━━ Data excerpt

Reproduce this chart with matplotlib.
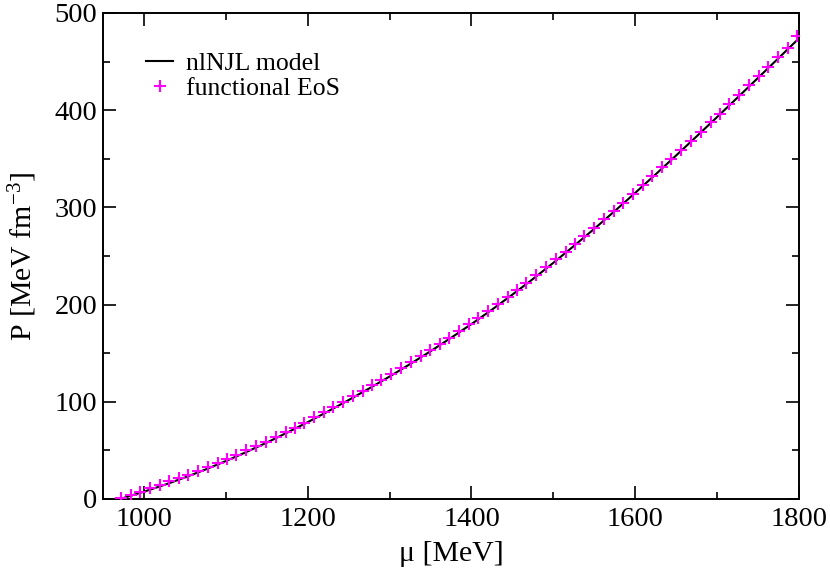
#!/usr/bin/env python

import numpy as np
import matplotlib
matplotlib.use('Agg')
import matplotlib.pyplot as plt
from matplotlib.ticker import MultipleLocator

plt.rcParams['font.family'] = ['Liberation Serif', 'DejaVu Serif']
plt.rcParams['mathtext.fontset'] = 'custom'
plt.rcParams['mathtext.rm'] = 'Liberation Serif'
plt.rcParams['mathtext.it'] = 'Liberation Serif:italic'

# nlNJL model curve (mu in MeV, P in MeV fm^-3)
mu_model = [971, 985, 1000, 1025, 1050, 1075, 1100, 1125, 1150, 1175, 1200,
            1225, 1250, 1275, 1300, 1325, 1350, 1375, 1400, 1425, 1450,
            1475, 1500, 1525, 1550, 1575, 1600, 1625, 1650, 1675, 1700,
            1725, 1750, 1775, 1800]
p_model = [0.0, 3.6, 7.5, 14.5, 22.1, 30.3, 39.0, 48.3, 58.0, 68.3, 79.0,
           90.2, 101.8, 113.7, 126.0, 138.8, 152.0, 165.8, 180.0, 194.8, 210.3,
           226.3, 243.0, 260.3, 278.0, 296.3, 315.0, 334.1, 353.5, 373.1, 393.0,
           413.1, 433.3, 453.6, 474.0]

# functional EoS points
mu_fit = [972, 984, 995, 1007, 1019, 1031, 1043, 1054, 1066, 1078, 1090,
          1102, 1113, 1125, 1137, 1149, 1161, 1173, 1184, 1196, 1208, 1220,
          1231, 1243, 1255, 1267, 1279, 1290, 1302, 1314, 1326, 1338, 1349,
          1361, 1373, 1385, 1397, 1408, 1420, 1432, 1444, 1456, 1467, 1479,
          1491, 1503, 1515, 1526, 1538, 1550, 1562, 1574, 1585, 1597, 1609,
          1621, 1633, 1644, 1656, 1668, 1680, 1692, 1703, 1715, 1727, 1739,
          1751, 1762, 1774, 1786, 1798]
p_fit = [0.5, 4.5, 7.5, 11.0, 14.5, 18.0, 21.5, 25.0, 29.0, 33.0, 37.0,
         41.5, 45.5, 50.0, 54.5, 59.0, 64.0, 69.0, 73.5, 78.5, 84.0, 89.5,
         94.5, 100.0, 105.5, 111.5, 117.0, 122.5, 128.5, 134.5, 140.8, 147.0, 153.0,
         159.5, 166.0, 173.0, 179.8, 186.0, 193.0, 200.5, 208.0, 215.5, 222.5, 230.5,
         238.5, 246.5, 254.5, 262.0, 270.5, 279.0, 288.0, 296.5, 305.0, 314.0, 323.0,
         332.0, 341.5, 350.0, 359.5, 368.5, 378.0, 387.5, 396.5, 406.0, 416.0, 425.5,
         435.5, 444.5, 454.5, 464.5, 476.5]

fig = plt.figure(figsize=(8.3, 5.7), dpi=100)
ax = fig.add_axes([0.1241, 0.1246, 0.8386, 0.8526])

ax.plot(mu_model, p_model, color='black', lw=1.5, label='nlNJL model', zorder=2)
ax.plot(mu_fit, p_fit, ls='none', marker='+', ms=8.5, mew=1.5, color='#ff00ff',
        label='functional EoS', zorder=3)

ax.set_xlim(950, 1800)
ax.set_ylim(0, 500)
ax.xaxis.set_major_locator(MultipleLocator(200))
ax.xaxis.set_minor_locator(MultipleLocator(100))
ax.yaxis.set_major_locator(MultipleLocator(100))
ax.yaxis.set_minor_locator(MultipleLocator(50))

ax.tick_params(which='both', direction='in', top=True, right=True, width=1.2)
ax.tick_params(which='major', length=9.5, labelsize=20.5)
ax.tick_params(which='minor', length=5)
ax.tick_params(axis='x', which='major', pad=6)
ax.tick_params(axis='y', which='major', pad=4)
for s in ax.spines.values():
    s.set_linewidth(1.4)

ax.set_xlabel('μ [MeV]', fontsize=21.5, labelpad=6)
ax.set_ylabel(r'P [MeV fm$^{-3}$]', fontsize=21.5, labelpad=11)

ax.legend(loc='upper left', bbox_to_anchor=(0.062, 0.92), frameon=False,
          fontsize=18.5, borderpad=0, borderaxespad=0, handlelength=1.05,
          handletextpad=0.5, labelspacing=0.09)

plt.savefig('out.png', dpi=100)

━━━━

Exercise instructions: Set down all the data again exactly as above, pictures excluded.

Response to the exercise:
Reproduce this chart with matplotlib.
#!/usr/bin/env python

import numpy as np
import matplotlib
matplotlib.use('Agg')
import matplotlib.pyplot as plt
from matplotlib.ticker import MultipleLocator

plt.rcParams['font.family'] = ['Liberation Serif', 'DejaVu Serif']
plt.rcParams['mathtext.fontset'] = 'custom'
plt.rcParams['mathtext.rm'] = 'Liberation Serif'
plt.rcParams['mathtext.it'] = 'Liberation Serif:italic'

# nlNJL model curve (mu in MeV, P in MeV fm^-3)
mu_model = [971, 985, 1000, 1025, 1050, 1075, 1100, 1125, 1150, 1175, 1200,
            1225, 1250, 1275, 1300, 1325, 1350, 1375, 1400, 1425, 1450,
            1475, 1500, 1525, 1550, 1575, 1600, 1625, 1650, 1675, 1700,
            1725, 1750, 1775, 1800]
p_model = [0.0, 3.6, 7.5, 14.5, 22.1, 30.3, 39.0, 48.3, 58.0, 68.3, 79.0,
           90.2, 101.8, 113.7, 126.0, 138.8, 152.0, 165.8, 180.0, 194.8, 210.3,
           226.3, 243.0, 260.3, 278.0, 296.3, 315.0, 334.1, 353.5, 373.1, 393.0,
           413.1, 433.3, 453.6, 474.0]

# functional EoS points
mu_fit = [972, 984, 995, 1007, 1019, 1031, 1043, 1054, 1066, 1078, 1090,
          1102, 1113, 1125, 1137, 1149, 1161, 1173, 1184, 1196, 1208, 1220,
          1231, 1243, 1255, 1267, 1279, 1290, 1302, 1314, 1326, 1338, 1349,
          1361, 1373, 1385, 1397, 1408, 1420, 1432, 1444, 1456, 1467, 1479,
          1491, 1503, 1515, 1526, 1538, 1550, 1562, 1574, 1585, 1597, 1609,
          1621, 1633, 1644, 1656, 1668, 1680, 1692, 1703, 1715, 1727, 1739,
          1751, 1762, 1774, 1786, 1798]
p_fit = [0.5, 4.5, 7.5, 11.0, 14.5, 18.0, 21.5, 25.0, 29.0, 33.0, 37.0,
         41.5, 45.5, 50.0, 54.5, 59.0, 64.0, 69.0, 73.5, 78.5, 84.0, 89.5,
         94.5, 100.0, 105.5, 111.5, 117.0, 122.5, 128.5, 134.5, 140.8, 147.0, 153.0,
         159.5, 166.0, 173.0, 179.8, 186.0, 193.0, 200.5, 208.0, 215.5, 222.5, 230.5,
         238.5, 246.5, 254.5, 262.0, 270.5, 279.0, 288.0, 296.5, 305.0, 314.0, 323.0,
         332.0, 341.5, 350.0, 359.5, 368.5, 378.0, 387.5, 396.5, 406.0, 416.0, 425.5,
         435.5, 444.5, 454.5, 464.5, 476.5]

fig = plt.figure(figsize=(8.3, 5.7), dpi=100)
ax = fig.add_axes([0.1241, 0.1246, 0.8386, 0.8526])

ax.plot(mu_model, p_model, color='black', lw=1.5, label='nlNJL model', zorder=2)
ax.plot(mu_fit, p_fit, ls='none', marker='+', ms=8.5, mew=1.5, color='#ff00ff',
        label='functional EoS', zorder=3)

ax.set_xlim(950, 1800)
ax.set_ylim(0, 500)
ax.xaxis.set_major_locator(MultipleLocator(200))
ax.xaxis.set_minor_locator(MultipleLocator(100))
ax.yaxis.set_major_locator(MultipleLocator(100))
ax.yaxis.set_minor_locator(MultipleLocator(50))

ax.tick_params(which='both', direction='in', top=True, right=True, width=1.2)
ax.tick_params(which='major', length=9.5, labelsize=20.5)
ax.tick_params(which='minor', length=5)
ax.tick_params(axis='x', which='major', pad=6)
ax.tick_params(axis='y', which='major', pad=4)
for s in ax.spines.values():
    s.set_linewidth(1.4)

ax.set_xlabel('μ [MeV]', fontsize=21.5, labelpad=6)
ax.set_ylabel(r'P [MeV fm$^{-3}$]', fontsize=21.5, labelpad=11)

ax.legend(loc='upper left', bbox_to_anchor=(0.062, 0.92), frameon=False,
          fontsize=18.5, borderpad=0, borderaxespad=0, handlelength=1.05,
          handletextpad=0.5, labelspacing=0.09)

plt.savefig('out.png', dpi=100)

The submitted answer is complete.